We approached the race start with speed, right on time. To our windward side was I Am Canadian, leeward Newfie Screach was up higher on the line. I pushed Canadian up as high as I dared, and tried to push him over, but it didn’t work well. Eventually I gave up and just drove my own race, leaving him to his own devices. In a heartbeat we had passed Canadian, and were off to the first race mark, Newfie trailing right behind us.

The wind was blowing strong and steady as we rounded the mark, and I was looking forward to a good reaching leg, but as soon as we rounded, the boat wanted to round up.

I held her as long as I could, but then she rounded up even herder. It was a battle to hold the boat, and Newfie was getting past us.

I pulled back harder, feeling the tiller flex in my hands, and the boat rounded up again. I decided that maybe a reef would be a good idea.

Judi took the tiller while I put a reef in the main, and the boat settled down. Trouble was that now we were only doing 5.5 knots while Newfie was doing 6 and clearly getting away from us. We were holding our position against Canadian though.

At the top of the reaching leg we had a lot of time to make up on Newfie. As we rounded the mark to run down to the windward leg, I shook out the reef, and worked the jib to maximize our drive. It would be tough to catch Newfie.

For the rest of the race we followed Newfie around the course. We got close to him, but never passed, and as we approached the second reaching leg I talked to Judi about reefing again.

“Let me show you a trick” she said, and I became the student.

Sailing is a game of inches, but I tend to think in miles.

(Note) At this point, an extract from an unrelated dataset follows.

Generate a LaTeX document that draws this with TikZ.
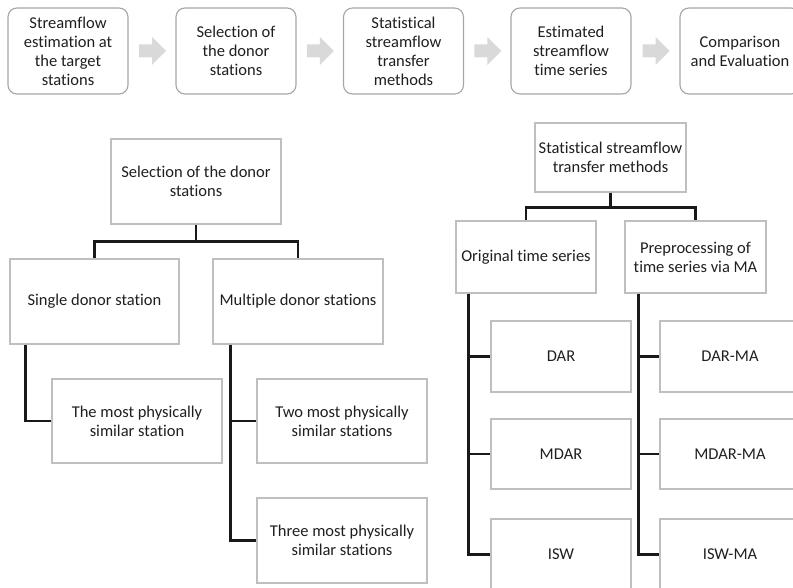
\documentclass[tikz,border=0pt]{standalone}
\usepackage{fontspec}
\setmainfont{Carlito}[Ligatures=NoCommon]
\usepackage{xcolor}
\usetikzlibrary{calc}

\definecolor{boxline}{HTML}{BFBFBF}
\definecolor{stepline}{HTML}{A6A6A6}
\definecolor{arrowfill}{HTML}{D9D9D9}
\definecolor{textgray}{HTML}{1F1F1F}

\tikzset{
  txt/.style={font=\fontsize{16.5}{19}\selectfont, text=textgray, align=center},
  stepbox/.style={txt, draw=stepline, line width=1.1pt, rounded corners=9pt,
    minimum width=120pt, minimum height=86pt, inner sep=2pt},
  treebox/.style={txt, draw=boxline, line width=1.3pt, inner sep=2pt},
  link/.style={black!90, line width=2.4pt},
}

\begin{document}
\begin{tikzpicture}[x=1pt, y=-1pt]
\useasboundingbox (0,0) rectangle (793,588);
\clip (0,0) rectangle (793,588);
% workflow row
\node[stepbox] (s1) at (68,51) {Streamflow\\estimation at\\the target\\stations};
\node[stepbox] (s2) at (236,51) {Selection of\\the donor\\stations};
\node[stepbox] (s3) at (403.5,51) {Statistical\\streamflow\\transfer\\methods};
\node[stepbox] (s4) at (571,51) {Estimated\\streamflow\\time series};
\node[stepbox] (s5) at (740,51) {Comparison\\and Evaluation};
\foreach \a/\b in {s1/s2,s2/s3,s3/s4,s4/s5}
  \fill[arrowfill] ($(\a.east)!0.5!(\b.west)$) ++(-13,-6.5) -- ++(13,0) -- ++(0,-7.5)
    -- ++(14,14) -- ++(-14,14) -- ++(0,-7.5) -- ++(-13,0) -- cycle;

% donor selection tree
\node[treebox, minimum width=170pt, minimum height=85pt] (sel) at (196,181.5) {Selection of the donor\\stations};
\node[treebox, minimum width=169pt, minimum height=85pt] (single) at (94.5,301.5) {Single donor station};
\node[treebox, minimum width=170pt, minimum height=85pt] (multi) at (298,301.5) {Multiple donor stations};
\node[treebox, minimum width=170pt, minimum height=84pt] (most) at (137,421) {The most physically\\similar station};
\node[treebox, minimum width=170pt, minimum height=84pt] (two) at (342,421) {Two most physically\\similar stations};
\node[treebox, minimum width=170pt, minimum height=85pt] (three) at (342,540.5) {Three most physically\\similar stations};

\draw[link] (sel.south) -- ++(0,17) -| (single.north);
\draw[link] (sel.south) -- ++(0,17) -| (multi.north);
\draw[link] ([xshift=16pt]single.south west) |- (most.west);
\draw[link] ([xshift=18pt]multi.south west) |- (two.west);
\draw[link] ([xshift=18pt]multi.south west) |- (three.west);

% transfer methods tree
\node[treebox, minimum width=151pt, minimum height=69pt] (stm) at (610.5,157.5) {Statistical streamflow\\transfer methods};
\node[treebox, minimum width=140pt, minimum height=72pt] (orig) at (526,257) {Original time series};
\node[treebox, minimum width=141pt, minimum height=72pt] (prep) at (695.5,257) {Preprocessing of\\time series via MA};
\node[treebox, minimum width=140pt, minimum height=71pt] (dar) at (561,356.5) {DAR};
\node[treebox, minimum width=140pt, minimum height=70pt] (mdar) at (561,454) {MDAR};
\node[treebox, minimum width=140pt, minimum height=71pt] (isw) at (561,554.5) {ISW};
\node[treebox, minimum width=140pt, minimum height=71pt] (darma) at (730,356.5) {DAR-MA};
\node[treebox, minimum width=140pt, minimum height=70pt] (mdarma) at (730,454) {MDAR-MA};
\node[treebox, minimum width=140pt, minimum height=71pt] (iswma) at (730,554.5) {ISW-MA};

\draw[link] (stm.south) -- ++(0,15) -| (orig.north);
\draw[link] (stm.south) -- ++(0,15) -| (prep.north);
\foreach \m in {dar,mdar,isw}
  \draw[link] ([xshift=13pt]orig.south west) |- (\m.west);
\foreach \m in {darma,mdarma,iswma}
  \draw[link] ([xshift=14pt]prep.south west) |- (\m.west);
\end{tikzpicture}
\end{document}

Judi took the mainsheet and played it out an inch at a time until the sail was on the verge of collapsing. Doing this allowed the sail to drive the boat forward without the wind pushing it over and rounding it up. All along the reaching leg Judi played the sail out for the gusts, and drew it in when the wind eased off. I had learned this in sailing school, but had let the lesson slide. Now it came back. It worked. The second time around the course, the boat never rounded up at all.

Throughout the race the rain pelted us, but the winds were perfect. The water that splashed up from the lake was warm, but the rain was cold. Every “ying” had its “yang” and all in all it balanced out to a great race.

We finished the race in second place, 3 minutes behind Newfie. I think we lost those 3 minutes when I was fighting the tiller and rounding up. Next race, I’ll have another weapon, and maybe I’ll be able to catch him.

Right now we are first overall in LSIS White Sail High PHRF division. We'll have to keep holding off Canadian and Newfie if we are going to maintain our position.

Course and Stats to be edited in later.

LSIS Race 4 Stats:
Distance Covered: XX.X Statute Miles (Slip to Slip)
Time on course: 1:39:14
Corrected time: 1:29:04
Time out of 1st Place (Corrected Time): 0:04:19
Iris was on course 5.09% longer than the first place boat.